7. Using composer as a dev dependency tool in CI has a potential, but still requires a lot of work, especially when plugins depend on other plugins.

  • my 2 cents

    I like composer for plugins which have vendor files. This way i can reduce the number of files in my git project (point 4). If i configure the requirements correctly i don't run into all that many version problems (point 3a).

    A point from the composer website

    Should I commit the dependencies in my vendor directory?

    The general recommendation is no. The vendor directory (or wherever your dependencies are installed) should be added to .gitignore/svn:ignore/etc.

    https://getcomposer.org/doc/faqs/should-i-commit-the-dependencies-in-my-vendor-directory.md

    I made a travis build script that if i commit a tag it builds a zip-file with all the dependencies in it. So releasing is easy ;)

  • This doesn't solve the problem of multiple plugins with identical dependencies. You end up with a vendor library included in each plugin, and as a result you never know which one ends up in spl, you may encounter version mismatch.

    Until there is better support for composer in core, I am retiring composer in favor of custom class and vendor autoloading. Just keeping composer.json inside my plugins, so that they can be pulled in from root.

  • Ad. 2. I could help here a bit when I finally finish my neglected project of making community a standalone composer repo itself https://github.com/Srokap/community_satis. Apart from that it's much more preferable to encourage more devs to put their plugins on packagist.

    Ad. 3. Very much true. We still lack proper way of handling non-php stuff, ie. bower dependencies in plugins or similar. Any ideas on that part are very appreciated.

    Ad. 3.a That's what composer.lock file is meant for. Making https://github.com/Elgg/Elgg/issues/7721 happen should help here. If you're desperate you could always require specific versions in project root composer.json

    Ad. 3.b I see the problem. For a deployment process it should be a no-issue, but multi-devs team I see it could be annoying. I don't think it's much better way here if you want to avoid comitting everything what you build into repository.

    Ad. 3.c It actually should be a non-issue. In project context deps land in root /vendor dir so if two packages required it, you end up having single lib that satisfies both requirements. To make use from it in a plugin you should assume two possible places where your libs are, either in local /vendor inside the plugin dir or in root of the project. Ie. see WIP autoloader for Elgg to handle those cases https://github.com/mrclay/Elgg-leaf/blob/Srokap-elgg_application/autoloader.php

    4. That relates to the scenario of determining where /vendor actually lies

    5. Very much true. Composer autoloaders are static, don't want to have in there classes that come from disabled plugin. You could also rely on Elgg to register plugin classes as I don't see it going away anytime soon. If you need to autoload for plugin local tests, you can use https://getcomposer.org/doc/04-schema.md#autoload-dev to not pollute main autoloader.

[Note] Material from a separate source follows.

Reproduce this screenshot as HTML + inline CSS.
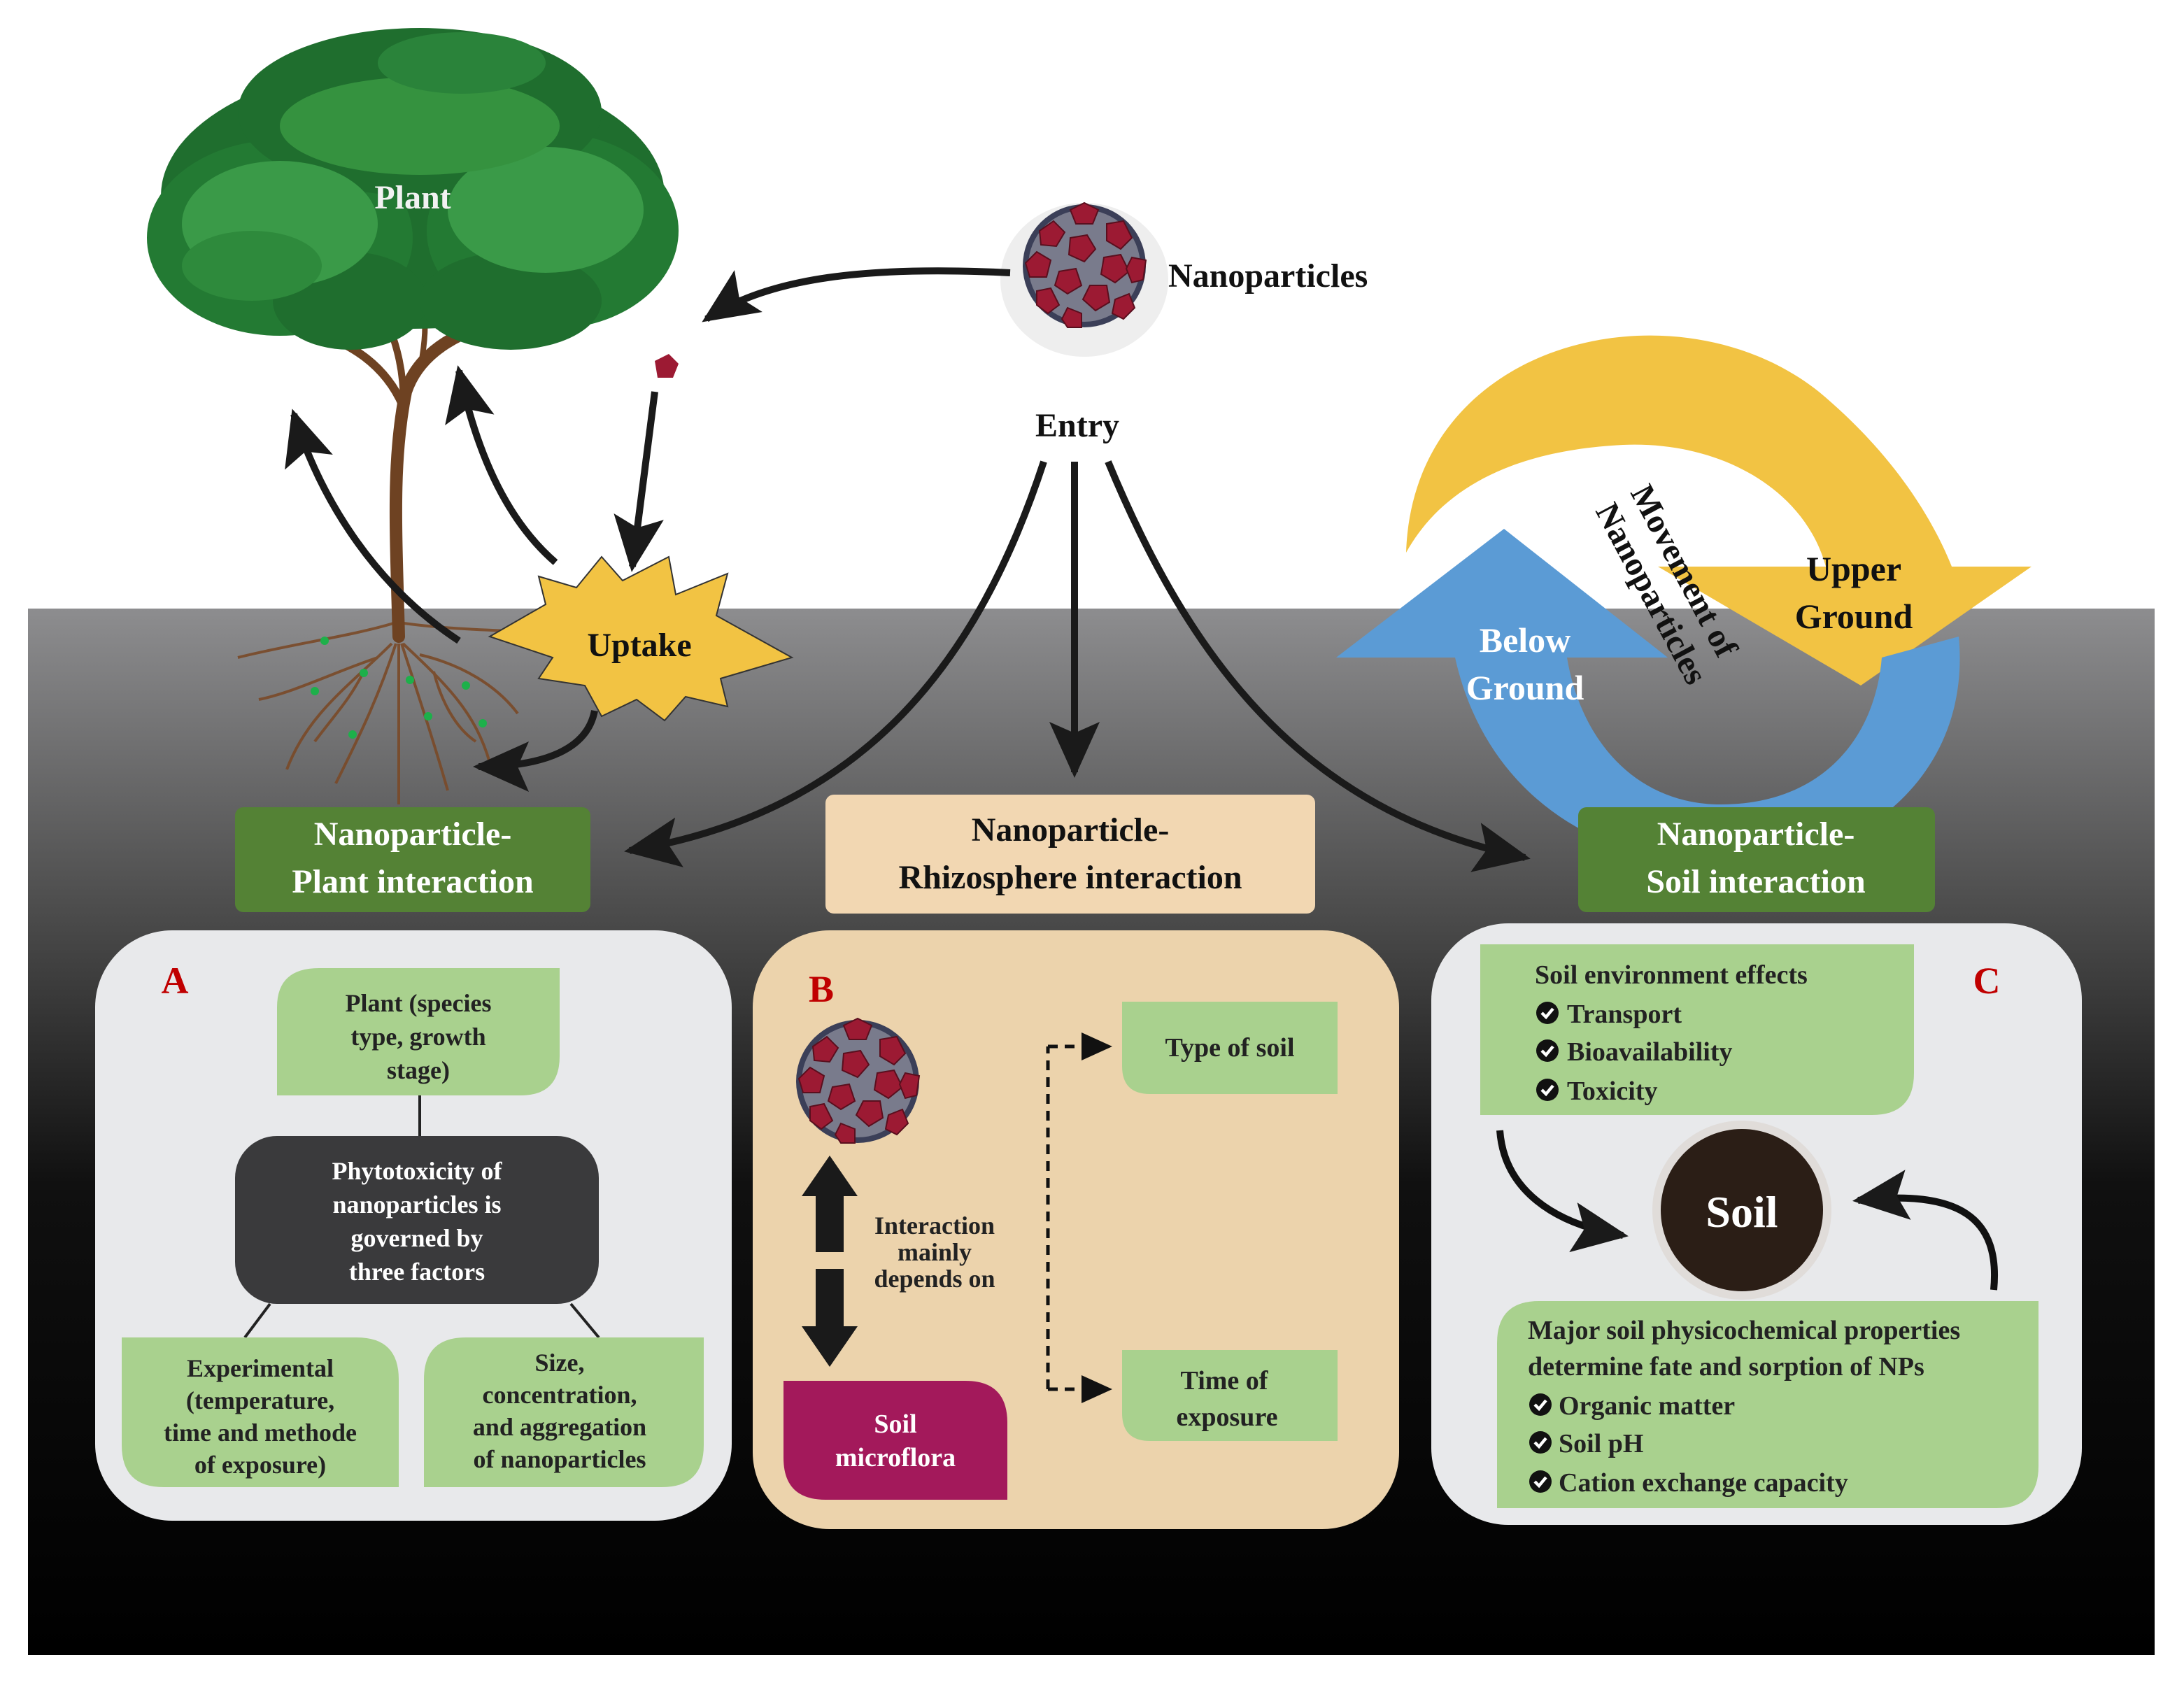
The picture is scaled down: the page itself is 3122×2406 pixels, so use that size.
<!DOCTYPE html>
<html><head><meta charset="utf-8"><style>
html,body{margin:0;padding:0;background:#fff;}
svg{display:block;}
text{font-family:"Liberation Serif",serif;font-weight:bold;}
</style></head><body>
<svg width="3122" height="2406" viewBox="0 0 1561 1203" xmlns="http://www.w3.org/2000/svg">
<defs>
<linearGradient id="bg" x1="0" y1="0" x2="0" y2="1">
<stop offset="0" stop-color="#8d8d8f"/>
<stop offset="0.28" stop-color="#4e4e4e"/>
<stop offset="0.55" stop-color="#101010"/>
<stop offset="1" stop-color="#000"/>
</linearGradient>
<marker id="ah" markerUnits="userSpaceOnUse" markerWidth="44" markerHeight="40" refX="36" refY="20" orient="auto">
<path d="M0,2 L40,20 L0,38 L8,20 Z" fill="#1a1a1a"/>
</marker>
<marker id="ahs" markerUnits="userSpaceOnUse" markerWidth="24" markerHeight="22" refX="20" refY="11" orient="auto">
<path d="M0,1 L22,11 L0,21 Z" fill="#111"/>
</marker>
<radialGradient id="np" cx="0.5" cy="0.5" r="0.5">
<stop offset="0" stop-color="#ccc"/><stop offset="1" stop-color="#999"/>
</radialGradient>
<g id="cluster">
<circle r="44" fill="#3b3f58"/>
<circle r="40" fill="#b7b7c0" opacity="0.5"/>
<g fill="#9c1a33" stroke="#5a0f1e" stroke-width="1">
<polygon points="-10,-40 0,-45 10,-40 6,-30 -6,-30"/>
<polygon points="-32,-25 -22,-32 -14,-24 -20,-14 -31,-15"/>
<polygon points="16,-30 28,-32 34,-20 26,-12 16,-18"/>
<polygon points="-42,-2 -34,-10 -24,-4 -27,8 -39,8"/>
<polygon points="-10,-20 2,-22 8,-12 0,-3 -11,-8"/>
<polygon points="14,-6 26,-8 32,4 22,12 12,6"/>
<polygon points="34,-6 44,-4 42,10 34,12 30,2"/>
<polygon points="-18,4 -6,2 -2,14 -12,20 -21,14"/>
<polygon points="4,14 16,14 18,26 8,32 -1,24"/>
<polygon points="-34,18 -24,16 -18,28 -26,34 -34,28"/>
<polygon points="22,24 32,20 36,30 28,38 20,34"/>
<polygon points="-12,30 -2,34 -2,44 -12,44 -16,38"/>
</g>
</g>
</defs>

<!-- ground -->
<rect x="20" y="435" width="1520" height="748" fill="url(#bg)"/>

<!-- cycle -->
<path d="M1005,395 C1010,240 1200,200 1300,280 C1360,330 1385,380 1395,405 L1305,405 C1290,350 1230,315 1160,318 C1080,322 1030,350 1005,395 Z" fill="#f2c343"/>
<polygon points="1185,405 1452,405 1330,490" fill="#f2c343"/>
<path d="M1400,455 C1410,560 1320,625 1220,618 C1130,612 1060,560 1040,470 L1120,470 C1130,530 1170,575 1230,575 C1300,575 1340,530 1345,470 Z" fill="#5b9bd5"/>
<polygon points="955,470 1192,470 1075,378" fill="#5b9bd5"/>
<text x="1325" y="415" font-size="25" text-anchor="middle" fill="#111">Upper</text>
<text x="1325" y="449" font-size="25" text-anchor="middle" fill="#111">Ground</text>
<text x="1090" y="466" font-size="25" text-anchor="middle" fill="#fff">Below</text>
<text x="1090" y="500" font-size="25" text-anchor="middle" fill="#fff">Ground</text>
<g transform="translate(1165,352) rotate(62)"><text x="0" y="0" font-size="24" fill="#111">Movement of</text></g>
<g transform="translate(1140,365) rotate(62)"><text x="0" y="0" font-size="24" fill="#111">Nanoparticles</text></g>

<!-- tree roots -->
<g stroke="#7a4a28" stroke-width="2" fill="none" opacity="0.9">
<path d="M283,445 C250,455 210,460 170,470"/>
<path d="M285,445 C320,450 350,450 380,452"/>
<path d="M280,460 C250,490 220,510 205,550"/>
<path d="M288,460 C320,490 340,510 350,545"/>
<path d="M283,460 C270,500 255,530 240,560"/>
<path d="M287,460 C300,500 310,530 320,565"/>
<path d="M285,460 L285,575"/>
<path d="M270,470 C240,480 210,495 185,500"/>
<path d="M300,468 C330,475 355,490 370,510"/>
<path d="M260,480 C250,500 240,510 225,530"/>
<path d="M310,480 C315,500 325,520 340,530"/>
</g>
<g fill="#1db04a"><circle cx="232" cy="458" r="3"/><circle cx="260" cy="481" r="3"/><circle cx="225" cy="494" r="3"/><circle cx="293" cy="486" r="3"/><circle cx="333" cy="490" r="3"/><circle cx="306" cy="512" r="3"/><circle cx="345" cy="517" r="3"/><circle cx="252" cy="525" r="3"/></g>

<!-- trunk -->
<g stroke="#6e4222" fill="none" stroke-linecap="round">
<path d="M285,455 C283,380 280,330 290,280 C300,250 330,235 370,225" stroke-width="9"/>
<path d="M288,290 C275,260 250,245 220,235" stroke-width="6"/>
<path d="M288,300 C290,270 285,245 270,215" stroke-width="5"/>
<path d="M300,265 C305,240 305,225 300,205" stroke-width="4"/>
</g>
<!-- canopy -->
<g>
<ellipse cx="295" cy="140" rx="180" ry="95" fill="#1f6e2e"/>
<ellipse cx="200" cy="170" rx="95" ry="70" fill="#237a33"/>
<ellipse cx="395" cy="165" rx="90" ry="70" fill="#237a33"/>
<ellipse cx="300" cy="80" rx="130" ry="60" fill="#1f6e2e"/>
<ellipse cx="250" cy="215" rx="55" ry="35" fill="#1f6e2e"/>
<ellipse cx="365" cy="215" rx="65" ry="35" fill="#1f6e2e"/>
<ellipse cx="200" cy="160" rx="70" ry="45" fill="#3a9a48"/>
<ellipse cx="390" cy="150" rx="70" ry="45" fill="#3a9a48"/>
<ellipse cx="300" cy="90" rx="100" ry="35" fill="#35923f"/>
<ellipse cx="180" cy="190" rx="50" ry="25" fill="#2e8a3c"/>
<ellipse cx="330" cy="45" rx="60" ry="22" fill="#2a833a"/>
</g>
<text x="295" y="149" font-size="24" text-anchor="middle" fill="#f2f2f2">Plant</text>

<!-- nanoparticles -->
<ellipse cx="775" cy="200" rx="60" ry="55" fill="#ddd" opacity="0.5"/>
<use href="#cluster" x="775" y="190"/>
<text x="835" y="205" font-size="24" fill="#111">Nanoparticles</text>
<text x="770" y="312" font-size="24" text-anchor="middle" fill="#111">Entry</text>
<polygon points="468,258 478,253 485,260 481,270 470,270" fill="#9c1a33"/>

<!-- arrows top -->
<g stroke="#1a1a1a" stroke-width="5" fill="none">
<path d="M722,195 C620,190 550,198 505,228" marker-end="url(#ah)"/>
<path d="M468,280 L452,405" marker-end="url(#ah)"/>
<path d="M397,402 C360,370 340,320 328,265" marker-end="url(#ah)"/>
<path d="M328,458 C270,420 230,360 210,296" marker-end="url(#ah)"/>
<path d="M425,508 C420,535 390,548 342,548" marker-end="url(#ah)"/>
<path d="M746,330 C700,470 620,580 450,608" marker-end="url(#ah)"/>
<path d="M768,330 L768,552" marker-end="url(#ah)"/>
<path d="M792,330 C850,470 930,580 1090,613" marker-end="url(#ah)"/>
</g>
<!-- uptake star -->
<polygon points="350,455 390,432 385,412 412,420 430,398 445,415 478,398 483,425 520,410 512,440 566,470 515,485 520,505 490,498 475,515 455,500 430,512 418,490 385,485 395,470" fill="#f2c343" stroke="#333" stroke-width="1"/>
<text x="457" y="469" font-size="24" text-anchor="middle" fill="#111">Uptake</text>

<!-- headers -->
<rect x="168" y="577" width="254" height="75" rx="6" fill="#548235"/>
<text x="295" y="604" font-size="24" text-anchor="middle" fill="#fff">Nanoparticle-</text>
<text x="295" y="638" font-size="24" text-anchor="middle" fill="#fff">Plant interaction</text>
<rect x="590" y="568" width="350" height="85" rx="6" fill="#f2d7b2"/>
<text x="765" y="601" font-size="24" text-anchor="middle" fill="#111">Nanoparticle-</text>
<text x="765" y="635" font-size="24" text-anchor="middle" fill="#111">Rhizosphere interaction</text>
<rect x="1128" y="577" width="255" height="75" rx="6" fill="#548235"/>
<text x="1255" y="604" font-size="24" text-anchor="middle" fill="#fff">Nanoparticle-</text>
<text x="1255" y="638" font-size="24" text-anchor="middle" fill="#fff">Soil interaction</text>

<!-- Panel A -->
<rect x="68" y="665" width="455" height="422" rx="55" fill="#e8e9eb"/>
<text x="125" y="710" font-size="27" text-anchor="middle" fill="#c00000">A</text>
<path d="M228,692 H400 V755 Q400,783 372,783 H198 V720 Q198,692 228,692 Z" fill="#a9d18e"/>
<text x="299" y="723" font-size="18" text-anchor="middle" fill="#222">Plant (species</text>
<text x="299" y="747" font-size="18" text-anchor="middle" fill="#222">type, growth</text>
<text x="299" y="771" font-size="18" text-anchor="middle" fill="#222">stage)</text>
<line x1="300" y1="783" x2="300" y2="812" stroke="#222" stroke-width="2"/>
<rect x="168" y="812" width="260" height="120" rx="30" fill="#3a3a3c"/>
<text x="298" y="843" font-size="18" text-anchor="middle" fill="#fff">Phytotoxicity of</text>
<text x="298" y="867" font-size="18" text-anchor="middle" fill="#fff">nanoparticles is</text>
<text x="298" y="891" font-size="18" text-anchor="middle" fill="#fff">governed by</text>
<text x="298" y="915" font-size="18" text-anchor="middle" fill="#fff">three factors</text>
<line x1="193" y1="932" x2="175" y2="956" stroke="#222" stroke-width="2"/>
<line x1="408" y1="932" x2="428" y2="956" stroke="#222" stroke-width="2"/>
<path d="M87,956 H255 Q285,956 285,986 V1063 H117 Q87,1063 87,1033 Z" fill="#a9d18e"/>
<text x="186" y="984" font-size="18" text-anchor="middle" fill="#222">Experimental</text>
<text x="186" y="1007" font-size="18" text-anchor="middle" fill="#222">(temperature,</text>
<text x="186" y="1030" font-size="18" text-anchor="middle" fill="#222">time and methode</text>
<text x="186" y="1053" font-size="18" text-anchor="middle" fill="#222">of exposure)</text>
<path d="M333,956 H503 V1033 Q503,1063 473,1063 H303 V986 Q303,956 333,956 Z" fill="#a9d18e"/>
<text x="400" y="980" font-size="18" text-anchor="middle" fill="#222">Size,</text>
<text x="400" y="1003" font-size="18" text-anchor="middle" fill="#222">concentration,</text>
<text x="400" y="1026" font-size="18" text-anchor="middle" fill="#222">and aggregation</text>
<text x="400" y="1049" font-size="18" text-anchor="middle" fill="#222">of nanoparticles</text>

<!-- Panel B -->
<rect x="538" y="665" width="462" height="428" rx="55" fill="#ecd3ac"/>
<text x="587" y="716" font-size="27" text-anchor="middle" fill="#c00000">B</text>
<use href="#cluster" x="613" y="773"/>
<polygon points="593,826 573,855 583,855 583,895 603,895 603,855 613,855" fill="#1a1a1a"/>
<polygon points="593,977 573,948 583,948 583,907 603,907 603,948 613,948" fill="#1a1a1a"/>
<text x="668" y="882" font-size="18" text-anchor="middle" fill="#222">Interaction</text>
<text x="668" y="901" font-size="18" text-anchor="middle" fill="#222">mainly</text>
<text x="668" y="920" font-size="18" text-anchor="middle" fill="#222">depends on</text>
<path d="M560,987 H690 Q720,987 720,1017 V1072 H590 Q560,1072 560,1042 Z" fill="#a3195b"/>
<text x="640" y="1024" font-size="19" text-anchor="middle" fill="#fff">Soil</text>
<text x="640" y="1048" font-size="19" text-anchor="middle" fill="#fff">microflora</text>
<g stroke="#111" stroke-width="2.5" fill="none" stroke-dasharray="7,5">
<path d="M749,993 V748"/>
<path d="M749,748 H793" marker-end="url(#ahs)"/>
<path d="M749,993 H793" marker-end="url(#ahs)"/>
</g>
<path d="M802,716 H956 V782 H822 Q802,782 802,762 Z" fill="#a9d18e"/>
<text x="879" y="755" font-size="19" text-anchor="middle" fill="#222">Type of soil</text>
<path d="M802,965 H956 V1030 H822 Q802,1030 802,1010 Z" fill="#a9d18e"/>
<text x="875" y="993" font-size="19" text-anchor="middle" fill="#222">Time of</text>
<text x="877" y="1019" font-size="19" text-anchor="middle" fill="#222">exposure</text>

<!-- Panel C -->
<rect x="1023" y="660" width="465" height="430" rx="55" fill="#e8e9eb"/>
<text x="1420" y="710" font-size="27" text-anchor="middle" fill="#c00000">C</text>
<path d="M1058,675 H1368 V767 Q1368,797 1338,797 H1058 Z" fill="#a9d18e"/>
<text x="1097" y="703" font-size="19" fill="#222">Soil environment effects</text>
<g font-size="19" fill="#222">
<text x="1120" y="731">Transport</text>
<text x="1120" y="758">Bioavailability</text>
<text x="1120" y="786">Toxicity</text>
</g>
<g fill="#111"><circle cx="1106" cy="724" r="8"/><circle cx="1106" cy="751" r="8"/><circle cx="1106" cy="779" r="8"/></g>
<g stroke="#fff" stroke-width="2.2" fill="none"><path d="M1102,724 l3,3 l5,-6"/><path d="M1102,751 l3,3 l5,-6"/><path d="M1102,779 l3,3 l5,-6"/></g>

<circle cx="1245" cy="865" r="64" fill="#d8d0c8" opacity="0.5"/>
<circle cx="1245" cy="865" r="58" fill="#2b1e16"/>
<text x="1245" y="877" font-size="32" text-anchor="middle" fill="#fff">Soil</text>
<g stroke="#111" stroke-width="5" fill="none">
<path d="M1072,808 C1075,850 1110,875 1160,883" marker-end="url(#ah)"/>
<path d="M1425,922 C1430,870 1400,850 1328,858" marker-end="url(#ah)"/>
</g>
<path d="M1100,930 H1457 V1048 Q1457,1078 1427,1078 H1070 V960 Q1070,930 1100,930 Z" fill="#a9d18e"/>
<text x="1092" y="957" font-size="19" fill="#222">Major soil physicochemical properties</text>
<text x="1092" y="983" font-size="19" fill="#222">determine fate and sorption of NPs</text>
<g font-size="19" fill="#222">
<text x="1114" y="1011">Organic matter</text>
<text x="1114" y="1038">Soil pH</text>
<text x="1114" y="1066">Cation exchange capacity</text>
</g>
<g fill="#111"><circle cx="1101" cy="1004" r="8"/><circle cx="1101" cy="1031" r="8"/><circle cx="1101" cy="1059" r="8"/></g>
<g stroke="#fff" stroke-width="2.2" fill="none"><path d="M1097,1004 l3,3 l5,-6"/><path d="M1097,1031 l3,3 l5,-6"/><path d="M1097,1059 l3,3 l5,-6"/></g>
</svg>
</body></html>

    6. I don't understand the concern. Resolving deps works fine with elgg-plugin installer. If you manage to break it in any way, please send PR to https://github.com/Srokap/elgg_dummy1 and https://github.com/Srokap/elgg_dummy2 to reproduce that.

    7. Again don't understand the issue. It might have something to do with relying on having vendor dir within the plugin directory. If it were to be especially annoying when you do require on libs, maybe this could help a bit https://getcomposer.org/doc/04-schema.md#files Never used it though.

     

  • I will do more experimenting with the elgg-plugin installer when I have a chance.

    7. That relates to Travis. It seems like too much shell scripting to get basic CI up and running. Bootstrapping with core and dependency plugins (especially if you want to run simpletest as well) is a bit of a time waster. For now, I am just running tests locally.

  • Need to get Elgg more composer ready for 2.0.... Problem IMHO is that Elgg is installed at root instead of installed as a dependency. And also that we have not yet pushed composer as the one true way to install and manage dependencies. Your custom project stuff should go at root (site local modifications is another thing we don't currently have a good solution for).

    I.e. if you're working on a plugin, that plugin should be the project. There shouldn't be a difference between plugin level and project level.

    Elgg is hard to bootstrap for testing in ci because it relies on globals so much... It ought to be trivial to create an in-memory instance of Elgg db that you can play with without all the mysql hassle. So you can at least do basic integration testing... Sorry to hear this is affecting your usage of composer...

    I actually don't see much harm in registering classes from "disabled" plugins. If they're truly disabled then the classes should never get loaded so they can't affect execution of the project.

  • I was relying in the past on class registration order to override already registered class path with the one from plugin with higher priority. It served as entry point for internal framework bootstrapping to avoid having technical plugin just for that. Just loading everything would make things simpler for the core though.

  • I was relying in the past on class registration order to override already registered class path with the one from plugin with higher priority.

    Initially I thought of this as a feature, but I no longer feel that way... Classes, IMO, should be statically analyzable, and if you can override a class definition at runtime then you render static analysis significantly less helpful. Same with functions. There's no way to override it at runtime. A better approach for trading implementations is interfaces/polymorphism.

  • The wsod has been taken care of as we give a helpful error message if we detect composer hasn't been run yet.

  • The need to include two incompatible versions of the same library is an interesting one. The bower-asset composer plugin has a way to handle this but I haven't checked whether composer can do this for normal php packages.